Library to Open Blackmun’s Papers
In what marks one of the Library of Congress’ largest releases of judicial documents, the late Supreme Court Justice Harry Blackmun’s personal papers — numbering more than a half-million items — are scheduled to be unveiled to the public Thursday, the fifth anniversary of the controversial justice’s death.
Blackmun, a Nixon appointee who served on the court from 1970 to 1994, participated in the disposition of 3,875 cases — including 800 argued cases — during his tenure. But he was best known for writing the majority opinion in Roe v. Wade, which established the constitutional right to an abortion — a move that netted him “postal bags full of mail,” said University of Iowa law professor Randall Bezanson, a Blackmun clerk during the 1972-1973 term.
Given Blackmun’s propensity to save nearly everything that passed through his chambers, former clerks say, the release should provide one of the most comprehensive looks into the inner workings of the highly secretive institution.
“I would guess that the Blackmun papers will make it a great deal more transparent,” said former Blackmun clerk Benjamin Sharp, a partner in the D.C. office of Perkins Coie.
In 1997, Blackmun donated his papers to the Library — home to the collections of 38 other justices — but stipulated that they not be opened to the general public until five years after his death. Only three news organizations — The New York Times, National Public Radio and PBS’ News Hour with Jim Lehrer — have been allowed a preview prior to the release.
“Our goal was to make sure there was an orderly public release in a manner that enhanced general public understanding of how the court worked,” said former Blackmun clerk and Yale Law School professor Harold Koh, an adviser to the justice’s daughter Sally Blackmun, the estate’s executor.
While much of the material will simply “augment the existing record,” said Edward Lazarus, a former Blackmun clerk and partner at Akin Gump Strauss Hauer & Feld in Los Angeles, the justice’s take on the court’s post-1990 period, not covered in previously released judicial papers, should provide unique insight into the court’s “sharp turn” in favor of states’ rights, as well as into Blackmun’s changing views on the death penalty.
The papers, which fill more than 1,500 boxes and would stretch 630.2 linear feet, are divided into subgroups, such as appointment books, correspondence, case files and briefs. They include everything from Blackmun’s FBI file to some 38 hours of oral history interviews and papers related to his 1997 appearance as Supreme Court Justice Joseph Story in the Steven Spielberg film “Amistad.”

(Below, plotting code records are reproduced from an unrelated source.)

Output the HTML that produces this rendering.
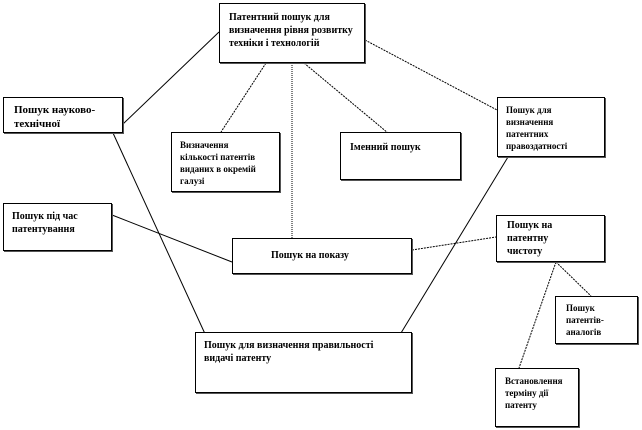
<!DOCTYPE html>
<html><head><meta charset="utf-8"><style>
body{margin:0;width:642px;height:430px;background:#fff;position:relative;overflow:hidden;font-family:"Liberation Serif","DejaVu Serif",serif;font-weight:bold;color:#000}
.b{position:absolute;border:1px solid #000;box-shadow:1px 1px 0 #555;background:#fff;box-sizing:border-box;font-size:10px;line-height:13px;white-space:nowrap}
svg{position:absolute;left:0;top:0}
</style></head><body>
<svg width="642" height="430">
<g stroke="#000" stroke-width="1" fill="none">
<line x1="219" y1="32" x2="123" y2="124"/>
<line x1="266" y1="63" x2="221" y2="132" stroke-dasharray="2,1"/>
<line x1="292" y1="63" x2="292" y2="238" stroke-dasharray="1,1"/>
<line x1="304" y1="63" x2="388" y2="133" stroke-dasharray="2,1"/>
<line x1="365" y1="40" x2="497" y2="110" stroke-dasharray="2,1"/>
<line x1="113" y1="133" x2="206" y2="336"/>
<line x1="508" y1="157" x2="401" y2="333"/>
<line x1="112" y1="215" x2="232" y2="262"/>
<line x1="412" y1="250" x2="496" y2="237" stroke-dasharray="2,1"/>
<line x1="556" y1="262" x2="591" y2="296" stroke-dasharray="2,1"/>
<line x1="556" y1="262" x2="519" y2="368" stroke-dasharray="2,1"/>
</g></svg>
<div class="b" style="left:219px;top:3px;width:146px;height:60px;padding:7px 0 0 9px">Патентний пошук для<br>визначення рівня розвитку<br>техніки і технологій</div>
<div class="b" style="left:3px;top:97px;width:120px;height:36px;padding:5px 0 0 10px;font-size:11px;line-height:14px">Пошук науково-<br>технічної</div>
<div class="b" style="left:171px;top:132px;width:109px;height:60px;padding:6px 0 0 8px;font-size:9px;line-height:12px">Визначення<br>кількості патентів<br>виданих в окремій<br>галузі</div>
<div class="b" style="left:340px;top:132px;width:121px;height:48px;padding:8px 0 0 9px">Іменний  пошук</div>
<div class="b" style="left:497px;top:97px;width:108px;height:60px;padding:6px 0 0 8px;font-size:9px;line-height:12px">Пошук для<br>визначення<br>патентних<br>правоздатності</div>
<div class="b" style="left:3px;top:203px;width:109px;height:48px;padding:6px 0 0 8px">Пошук під час<br>патентування</div>
<div class="b" style="left:232px;top:238px;width:180px;height:36px;padding:10px 0 0 38px">Пошук на показу</div>
<div class="b" style="left:496px;top:215px;width:109px;height:47px;padding:3px 0 0 10px;line-height:13px">Пошук на<br>патентну<br>чистоту</div>
<div class="b" style="left:555px;top:296px;width:83px;height:48px;padding:5px 0 0 10px;font-size:9px;line-height:12px">Пошук<br>патентів-<br>аналогів</div>
<div class="b" style="left:195px;top:332px;width:217px;height:61px;padding:6px 0 0 8px">Пошук для визначення  правильності<br>видачі патенту</div>
<div class="b" style="left:495px;top:368px;width:84px;height:59px;padding:6px 0 0 9px;font-size:9px;line-height:12px">Встановлення<br>терміну дії<br>патенту</div>
</body></html>
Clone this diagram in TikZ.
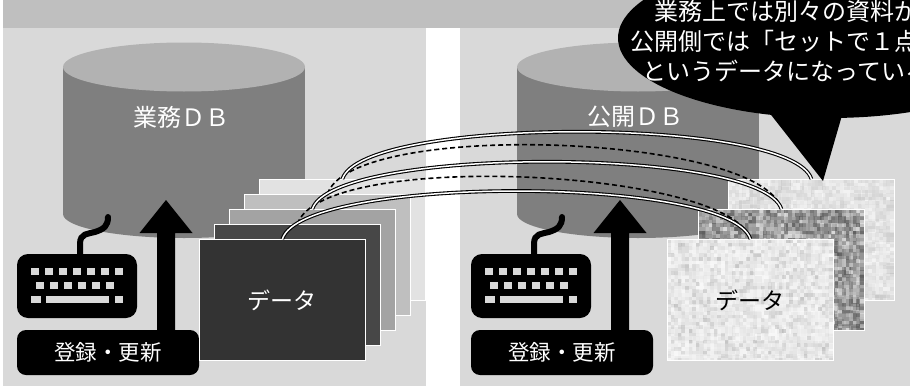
\documentclass[tikz,border=0pt]{standalone}
\usepackage{fontspec}
\newfontfamily\jpfont{Noto Sans CJK JP}
\usetikzlibrary{calc}

\definecolor{bandgray}{HTML}{BFBFBF}
\definecolor{panelgray}{HTML}{D9D9D9}
\definecolor{dbtop}{HTML}{B2B2B2}
\definecolor{dbbody}{HTML}{7F7F7F}
\definecolor{cardA}{HTML}{333333}
\definecolor{cardB}{HTML}{474747}
\definecolor{cardC}{HTML}{A3A3A3}
\definecolor{cardD}{HTML}{BFBFBF}
\definecolor{cardE}{HTML}{E2E2E2}

% grainy photo-like fill: x0, y0, last column, last row, cell size, grey expression, opacity
\newcommand\grainfill[7]{%
  \foreach \gi in {0,...,#3}{%
    \foreach \gj in {0,...,#4}{%
      \pgfmathsetmacro\gv{#6}%
      \fill[black!\gv, opacity=#7] ({#1+#5*\gi},{#2+#5*\gj}) rectangle +(#5+0.3,#5+0.3);%
    }}}

% one side: cylinder, keyboard, arrow and caption
\newcommand\drawside[3]{%
  \begin{scope}[shift={(#2,0)}]
    \fill[dbbody] (63,67) rectangle (305,214);
    \fill[dbbody] (184,214) ellipse [x radius=121, y radius=24];
    \fill[dbtop] (184,67) ellipse [x radius=121, y radius=24.5];
    \node[bigtext, text=white] (#1db) at (181,117) {#3};
    % keyboard
    \node[kbbox] (#1kb) at (77,286) {};
    \foreach \k in {0,...,6} \fill[panelgray] ({31+14*\k},268) rectangle +(7.6,7.4);
    \foreach \k in {0,...,5} \fill[panelgray] ({36+14*\k},281.8) rectangle +(7.6,7.4);
    \fill[panelgray] (31,295.5) rectangle (40.5,302.9);
    \fill[panelgray] (46,295.5) rectangle (109,302.9);
    \fill[panelgray] (114.5,295.5) rectangle (123.3,302.9);
    \coordinate (#1plug) at (108,217);
    \draw[cable] ([xshift=3pt]#1kb.north) -- (80,244)
      .. controls (80,233) and (88,234) .. (95,232)
      .. controls (104,229) and (108,226) .. (#1plug);
    % upload arrow
    \coordinate (#1tip) at (166,200);
    \fill (157,331) -- (157,233) -- (139.5,233) -- (#1tip) -- (192.5,233)
      -- (175,233) -- (175,331) -- cycle;
    \node[capbox] (#1cap) at (108,352.5) {登録・更新};
  \end{scope}}

\begin{document}
\begin{tikzpicture}[x=1pt, y=-1pt,
  bigtext/.style={font=\jpfont\fontsize{24}{28}\selectfont},
  kbbox/.style={fill=black, rounded corners=11pt, minimum width=120pt,
    minimum height=64pt, inner sep=0pt},
  cable/.style={line width=6pt, line cap=round},
  capbox/.style={fill=black, rounded corners=9pt, minimum width=182pt,
    minimum height=45pt, inner sep=0pt, text=white,
    font=\jpfont\fontsize{21.5}{24}\selectfont},
  card/.style={draw=white, line width=0.8pt, minimum width=166pt,
    minimum height=121pt, inner sep=0pt, anchor=north west},
  cardedge/.style={draw=white, line width=0.8pt},
  link/.style={line width=1.1pt, double=white, double distance=1.5pt},
  setlink/.style={line width=1.6pt, dash pattern=on 5pt off 3pt},
]
\useasboundingbox (0,0) rectangle (910,388);
\clip (0,0) rectangle (910,388);
\fill[white] (0,0) rectangle (910,388);

% background band and panels
\fill[bandgray] (3,0) rectangle (910,28);
\fill[panelgray] (3,28) rectangle (426,386);
\fill[panelgray] (460,28) rectangle (910,386);

\drawside{L}{0}{業務ＤＢ}
\drawside{R}{454}{公開ＤＢ}

% internal records, stacked
\node[card, fill=cardE] (L5) at (259,179) {};
\node[card, fill=cardD] (L4) at (244,194) {};
\node[card, fill=cardC] (L3) at (229,209) {};
\node[card, fill=cardB] (L2) at (214,224) {};
\node[card, fill=cardA, text=white,
  font=\jpfont\fontsize{23}{26}\selectfont] (L1) at (199,239) {データ};

% published records, with picture texture
\pgfmathsetseed{4711}
\node[card, fill=white] (R3) at (728,179) {};
\begin{scope}
  \clip (R3.north west) rectangle (R3.south east);
  \grainfill{728}{179}{16}{12}{10.5}{4+22*rnd*rnd}{1}
  \grainfill{728}{179}{47}{34}{3.6}{3+16*rnd}{0.5}
\end{scope}
\draw[cardedge] (R3.north west) rectangle (R3.south east);

\node[card, fill=white] (R2) at (698,209) {};
\begin{scope}
  \clip (R2.north west) rectangle (R2.south east);
  \grainfill{698}{209}{23}{17}{7.3}{18+40*rnd}{1}
  \grainfill{698}{209}{47}{34}{3.6}{8+62*rnd}{0.55}
\end{scope}
\draw[cardedge] (R2.north west) rectangle (R2.south east);

\node[card, fill=white] (R1) at (667,239) {};
\begin{scope}
  \clip (R1.north west) rectangle (R1.south east);
  \grainfill{667}{239}{23}{17}{7.3}{3+12*rnd}{1}
  \grainfill{667}{239}{47}{34}{3.6}{2+30*rnd*rnd}{0.55}
\end{scope}
\draw[cardedge] (R1.north west) rectangle (R1.south east);
\node[font=\jpfont\fontsize{23}{26}\selectfont] (R1t) at (R1.center) {データ};

% which internal records make up each published record
\draw[setlink] (L2.north) .. controls +(25,-75) and +(-20,-70) .. (R1.north);
\draw[setlink] (L4.north) .. controls +(25,-75) and +(-20,-75) .. (R2.north);
\draw[link] (L1.north) .. controls +(20,-64) and +(-20,-64) .. (R1.north);
\draw[link] (L3.north) .. controls +(20,-63) and +(-20,-63) .. (R2.north);
\draw[link] (L5.north) .. controls +(20,-63) and +(-20,-63) .. (R3.north);

% callout
\fill (830,38) ellipse [x radius=212, y radius=80];
\fill (757,97) -- (823,181) -- (845,105) -- cycle;
\node[bigtext, text=white, align=center, font=\jpfont\fontsize{24}{30}\selectfont]
  (note) at (786,41) {業務上では別々の資料が\\公開側では「セットで１点」\\というデータになっている};
\end{tikzpicture}
\end{document}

The Library will post a 362-page guide to the collection on its Web site, with plans “down the road” to put some of the offerings online, said LOC spokeswoman Helen Dalrymple.
A decade ago, when the Library opened Justice Thurgood Marshall’s papers to the public — its last major judicial unveiling — after the first black justice’s 1993 death, a minor firestorm erupted when both Marshall relatives and Chief Justice William Rehnquist criticized the release as premature.
Most Blackmun associates — who emphasized his generally collegial relationships with colleagues — don’t anticipate a similar brouhaha.
“Marshall was a fairly ebullient man and might well have been interested in committing his opinions about others to paper,” said Bezanson. “I don’t think you would find much of that in Blackmun’s papers.”
But given Blackmun’s meticulous recording of the justices’ ultra-guarded conferences, it’s not improbable that a few of his notes on the judicial decision-making process could prove uncomfortable for some sitting members of the bench, others say.
“I have little doubt that the justices, at least some of them, were rather this not happening,” said Lazarus. “It hasn’t been that long since Blackmun stepped off” the court.